• _PROBLEM DETAILS_
Go through the listing and return every line with "LaTeX" in it.

(Dataset items)
########
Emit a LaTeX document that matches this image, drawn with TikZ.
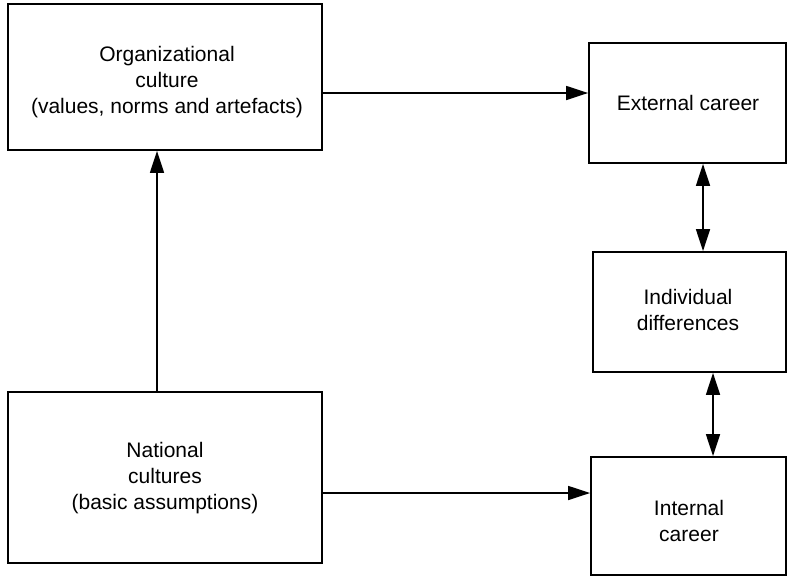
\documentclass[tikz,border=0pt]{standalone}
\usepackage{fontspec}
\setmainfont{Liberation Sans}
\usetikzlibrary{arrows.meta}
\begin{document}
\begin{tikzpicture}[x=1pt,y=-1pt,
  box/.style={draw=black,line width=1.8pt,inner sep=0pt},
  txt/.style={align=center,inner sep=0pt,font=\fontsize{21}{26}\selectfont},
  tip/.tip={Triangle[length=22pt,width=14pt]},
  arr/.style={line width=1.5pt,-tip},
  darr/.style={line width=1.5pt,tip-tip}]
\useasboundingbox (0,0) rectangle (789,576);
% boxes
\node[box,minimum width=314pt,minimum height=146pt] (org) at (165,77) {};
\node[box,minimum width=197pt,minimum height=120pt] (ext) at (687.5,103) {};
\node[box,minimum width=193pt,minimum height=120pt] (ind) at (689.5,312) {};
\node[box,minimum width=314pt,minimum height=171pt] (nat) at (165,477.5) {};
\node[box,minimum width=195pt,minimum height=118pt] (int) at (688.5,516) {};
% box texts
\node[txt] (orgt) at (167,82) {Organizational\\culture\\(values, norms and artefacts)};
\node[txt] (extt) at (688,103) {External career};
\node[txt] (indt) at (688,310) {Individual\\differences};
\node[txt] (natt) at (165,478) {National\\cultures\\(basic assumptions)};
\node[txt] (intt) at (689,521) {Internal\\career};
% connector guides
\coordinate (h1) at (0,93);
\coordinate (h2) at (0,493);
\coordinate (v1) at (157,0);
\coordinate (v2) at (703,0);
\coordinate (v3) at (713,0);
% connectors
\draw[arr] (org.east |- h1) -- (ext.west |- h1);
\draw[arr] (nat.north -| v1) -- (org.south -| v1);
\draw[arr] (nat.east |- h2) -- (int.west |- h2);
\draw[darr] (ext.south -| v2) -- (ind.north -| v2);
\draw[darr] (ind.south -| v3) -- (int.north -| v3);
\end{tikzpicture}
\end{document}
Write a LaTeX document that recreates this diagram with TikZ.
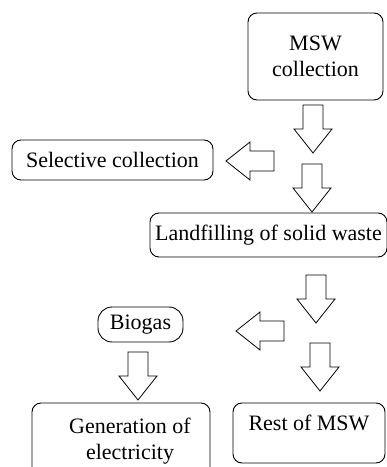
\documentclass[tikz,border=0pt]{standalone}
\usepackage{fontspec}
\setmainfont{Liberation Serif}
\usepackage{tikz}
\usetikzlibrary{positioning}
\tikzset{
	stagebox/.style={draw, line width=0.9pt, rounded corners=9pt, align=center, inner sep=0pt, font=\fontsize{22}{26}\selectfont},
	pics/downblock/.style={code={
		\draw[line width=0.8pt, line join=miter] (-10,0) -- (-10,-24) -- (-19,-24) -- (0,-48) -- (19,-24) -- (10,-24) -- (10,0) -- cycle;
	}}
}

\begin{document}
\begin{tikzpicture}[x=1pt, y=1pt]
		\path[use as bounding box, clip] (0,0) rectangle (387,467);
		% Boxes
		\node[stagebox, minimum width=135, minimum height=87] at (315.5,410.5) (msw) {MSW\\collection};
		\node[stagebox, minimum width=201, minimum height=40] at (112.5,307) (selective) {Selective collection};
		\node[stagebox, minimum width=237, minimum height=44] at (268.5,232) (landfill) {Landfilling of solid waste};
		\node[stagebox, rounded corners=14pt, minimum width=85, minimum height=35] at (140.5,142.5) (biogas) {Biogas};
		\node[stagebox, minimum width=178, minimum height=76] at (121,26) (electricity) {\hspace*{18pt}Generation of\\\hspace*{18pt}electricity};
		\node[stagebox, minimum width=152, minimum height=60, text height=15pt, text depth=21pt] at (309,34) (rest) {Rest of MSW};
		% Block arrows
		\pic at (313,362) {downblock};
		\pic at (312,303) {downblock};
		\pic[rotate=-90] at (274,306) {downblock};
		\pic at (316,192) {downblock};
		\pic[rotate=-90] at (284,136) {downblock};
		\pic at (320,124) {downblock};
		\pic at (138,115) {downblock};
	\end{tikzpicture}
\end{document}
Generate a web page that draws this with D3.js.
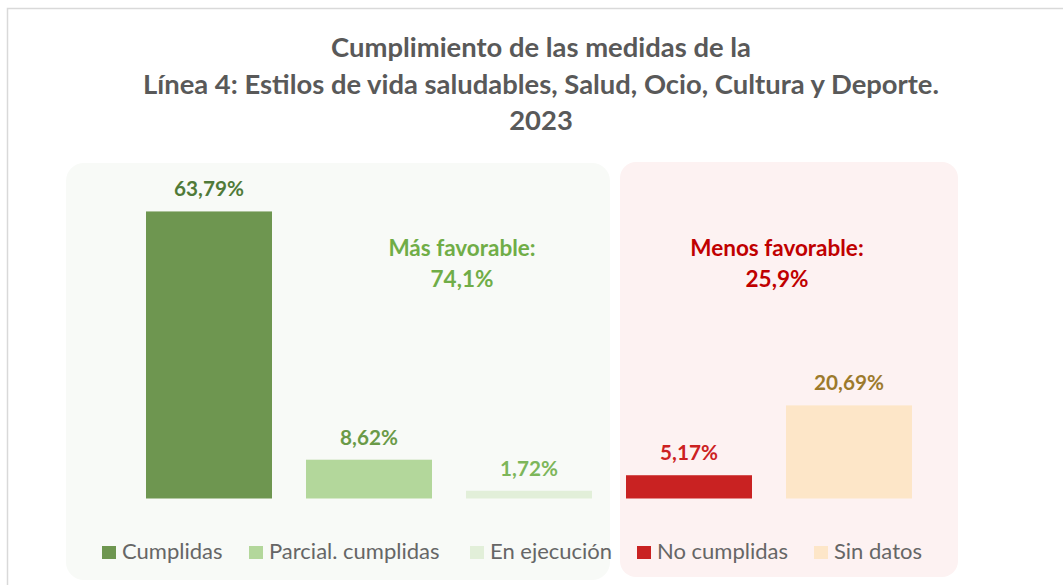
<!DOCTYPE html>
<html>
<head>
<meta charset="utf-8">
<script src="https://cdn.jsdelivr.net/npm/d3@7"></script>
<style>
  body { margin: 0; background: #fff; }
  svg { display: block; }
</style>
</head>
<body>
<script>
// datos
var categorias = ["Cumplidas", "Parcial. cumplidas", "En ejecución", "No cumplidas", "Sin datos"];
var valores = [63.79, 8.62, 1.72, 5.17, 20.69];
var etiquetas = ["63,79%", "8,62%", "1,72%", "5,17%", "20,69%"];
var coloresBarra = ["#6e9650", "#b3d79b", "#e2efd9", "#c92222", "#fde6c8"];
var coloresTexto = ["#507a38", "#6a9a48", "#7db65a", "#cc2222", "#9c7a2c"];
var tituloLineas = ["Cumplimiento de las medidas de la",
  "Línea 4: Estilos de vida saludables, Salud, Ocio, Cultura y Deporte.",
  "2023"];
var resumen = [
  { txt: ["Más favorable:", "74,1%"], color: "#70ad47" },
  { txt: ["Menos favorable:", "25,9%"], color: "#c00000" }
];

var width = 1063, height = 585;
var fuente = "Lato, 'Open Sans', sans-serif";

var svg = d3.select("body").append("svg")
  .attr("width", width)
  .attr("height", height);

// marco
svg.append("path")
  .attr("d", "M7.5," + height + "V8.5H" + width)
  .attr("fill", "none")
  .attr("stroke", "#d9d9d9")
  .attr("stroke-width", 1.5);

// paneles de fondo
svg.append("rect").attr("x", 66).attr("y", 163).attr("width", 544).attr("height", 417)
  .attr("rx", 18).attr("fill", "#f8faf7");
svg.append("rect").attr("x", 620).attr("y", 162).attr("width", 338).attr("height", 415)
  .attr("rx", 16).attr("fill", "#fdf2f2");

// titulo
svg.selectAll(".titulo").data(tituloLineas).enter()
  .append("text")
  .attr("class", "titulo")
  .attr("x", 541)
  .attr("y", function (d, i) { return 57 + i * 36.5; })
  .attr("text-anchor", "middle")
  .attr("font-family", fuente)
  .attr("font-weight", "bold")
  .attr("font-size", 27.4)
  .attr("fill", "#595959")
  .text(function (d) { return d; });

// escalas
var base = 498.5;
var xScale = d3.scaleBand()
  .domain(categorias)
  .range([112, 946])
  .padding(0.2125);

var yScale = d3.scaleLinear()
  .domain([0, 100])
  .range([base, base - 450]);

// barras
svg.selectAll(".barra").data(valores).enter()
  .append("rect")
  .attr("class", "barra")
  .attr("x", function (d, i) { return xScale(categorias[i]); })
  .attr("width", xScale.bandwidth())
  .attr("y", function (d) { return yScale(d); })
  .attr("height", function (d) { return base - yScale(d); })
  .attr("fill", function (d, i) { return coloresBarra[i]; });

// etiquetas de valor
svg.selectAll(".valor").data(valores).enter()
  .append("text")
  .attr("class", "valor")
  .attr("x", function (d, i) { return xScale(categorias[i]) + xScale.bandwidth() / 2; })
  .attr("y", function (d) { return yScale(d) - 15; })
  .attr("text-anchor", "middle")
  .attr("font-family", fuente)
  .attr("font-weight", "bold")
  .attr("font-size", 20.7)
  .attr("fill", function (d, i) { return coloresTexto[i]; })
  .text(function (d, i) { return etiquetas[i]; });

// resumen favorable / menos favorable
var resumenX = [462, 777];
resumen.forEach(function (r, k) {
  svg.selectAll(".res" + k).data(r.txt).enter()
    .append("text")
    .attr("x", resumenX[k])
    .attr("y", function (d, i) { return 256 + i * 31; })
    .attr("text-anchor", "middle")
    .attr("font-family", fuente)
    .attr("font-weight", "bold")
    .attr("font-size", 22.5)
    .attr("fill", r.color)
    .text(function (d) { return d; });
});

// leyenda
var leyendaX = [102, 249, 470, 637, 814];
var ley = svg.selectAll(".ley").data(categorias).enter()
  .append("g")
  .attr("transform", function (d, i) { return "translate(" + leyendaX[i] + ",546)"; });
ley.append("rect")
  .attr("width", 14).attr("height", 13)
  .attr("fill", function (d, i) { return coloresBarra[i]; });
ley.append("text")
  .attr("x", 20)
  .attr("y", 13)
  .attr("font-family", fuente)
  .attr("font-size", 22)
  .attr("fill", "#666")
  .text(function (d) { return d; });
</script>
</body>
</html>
########
• _WRITTEN RESPONSE_
Emit a LaTeX document that matches this image, drawn with TikZ.
Write a LaTeX document that recreates this diagram with TikZ.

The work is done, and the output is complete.